È la fine dei paradisi fiscali? Le grandi multinazionali del digitale, Amazon, Google, Facebook, pagheranno le tasse? È quello che hanno promesso ieri i ministri della Finanze del G7 – i sette paesi più industrializzati – riuniti a Lancaster House a Londra, dopo una discussione durata 48 ore, che apre la porta a un progetto di riforma della fiscalità mondiale.

Usa, Canada, Giappone, Gran Bretagna, Francia, Germania, Italia si sono detti a favore di una tassa di «almeno del 15%» sugli utili delle multinazionali, applicata nei paesi dove questi benefici vengono realizzati, di modo che le grandi società non possano più sfuggirvi spostando i guadagni nei paesi a bassa fiscalità.

Il G7 non ha però poteri di imporre decisioni agli stati, la prossima tappa per definire un accordo più concreto sarà a Venezia, il 9 e 10 luglio, al G20, che rappresenta l’80% del pil mondiale. «Non penso che il G7 sia comunista – ha ironizzato Jan Brossat, portavoce del Pcf e assessore a Parigi – ma il buon senso è comunista».

LA CRISI DEL COVID, i deficit spettacolari degli stati per far fronte alle conseguenze della pandemia, hanno dato lo scossone finale in favore di una decisione in discussione da anni in sede Ocse, il forum con sede a Parigi che riunisce i trenta principali paesi a economia di mercato (75% del Prodotto interno lordo mondiale).

L’obiettivo è mettere fine allo scandalo che permette a società multinazionali di fare milioni di utili e di non pagare quasi nulla in tasse.

LA CHIAVE DELLA SVOLTA sta negli Usa e nella presidenza Biden, dal momento che il principale beneficiario della tassazione delle multinazionali statunitensi sarà Washington: finora, le discussioni all’Ocse su una tassa mondiale sulle società erano state bloccate da Trump contro le richieste dei grandi paesi europei (ma il vecchio continente ospita vari paradisi fiscali sul suo territorio). Janet Yellen, segretaria al Tesoro Usa, parla di «impegno senza precedenti».

Per Yellen, «questa tassa minima mondiale metterà fine alla corsa verso il basso della tassazione delle imprese e porterà giustizia per la classe media e i lavoratori negli Usa e nel mondo».
Il cancelliere dello Scacchiere, Rishi Sunak, ha definito «storico» l’accordo: «sono fiero che il G7 abbia dato prova di una direzione collettiva in questo periodo cruciale per la ripresa economica mondiale».

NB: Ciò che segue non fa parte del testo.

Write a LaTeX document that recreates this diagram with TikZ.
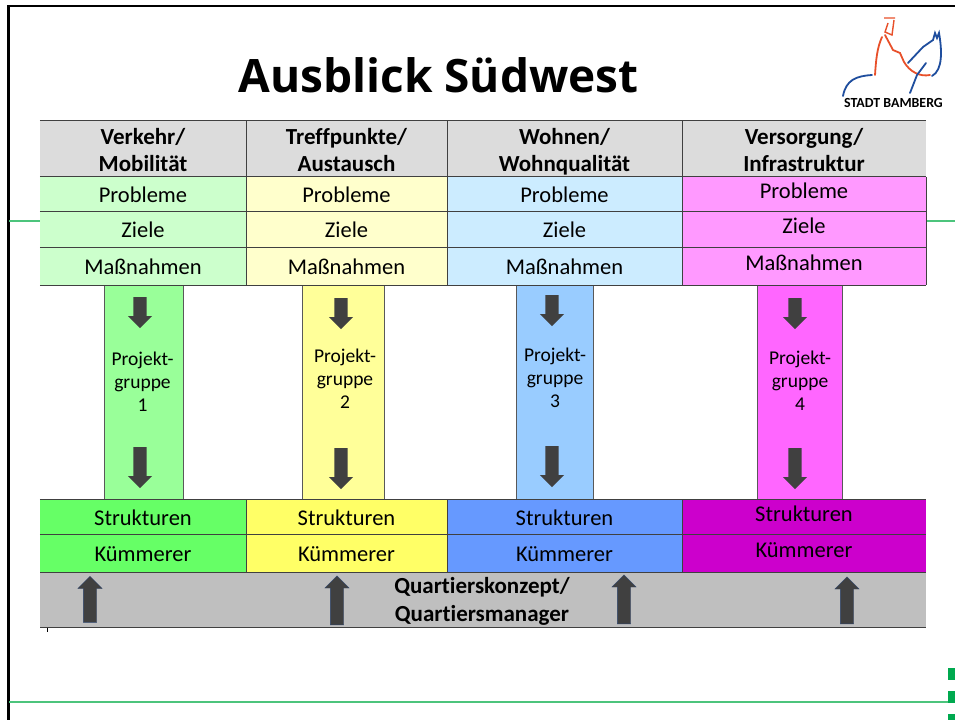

PER IL MINISTRO DELLE FINANZE tedesco, Olaf Scholz, è «una buonissima notizia per la giustizia e la solidarietà fiscale e una cattiva notizia per i paradisi fiscali del mondo intero. Le imprese non potranno più sottrarsi agli obblighi fiscali trasferendo con astuzia gli utili verso i paesi a bassa fiscalità». Bruno Le Maire, ministro francese delle Finanze, giudica che il G7 ha segnato «una tappa storica nella lotta contro l’evasione e l’ottimizzazione fiscale».

E aggiunge: è «un punto di partenza e nei prossimi mesi ci batteremo perché questo tasso di imposizione minimo sia il più alto possibile. La lotta continua al G20, all’Ocse, ma la tappa superata qui a Londra è storica».

Esponente di un governo che ha abbassato la tassa sulle società con lo scopo di attirare capitali, Le Maire difende ora tassi più alti del 15%, come del resto tutti gli europei, che hanno aliquote più alte rispetto agli Usa. In un primo tempo, il livello della tassa era evocato era stato il 21%.

Per Oxfam, «il 15% è troppo basso, farà poco per mettere fine a una pericolosa corsa verso il basso delle imposte sulle società e al vasto ricorso ai paradisi fiscali».

La discussione a Lancaster House è durata lunghe ore, perché gli Usa avrebbero voluto come primo passo l’abolizione delle tasse sul digitale, che alcuni paesi (Francia, Gran Bretagna ecc.) hanno imposto alle grandi multinazionali Usa, in attesa della conclusione delle discussioni all’Ocse.

In cambio, è stata adottata una strategia basata su due pilastri: oltre alla tassa di «almeno il 15%» sugli utili, le grandi multinazionali, che hanno margini superiori al 10%, pagheranno una tassa del 20% sui profitti (al di là di una soglia del 10%), nei paesi dove li hanno realizzati.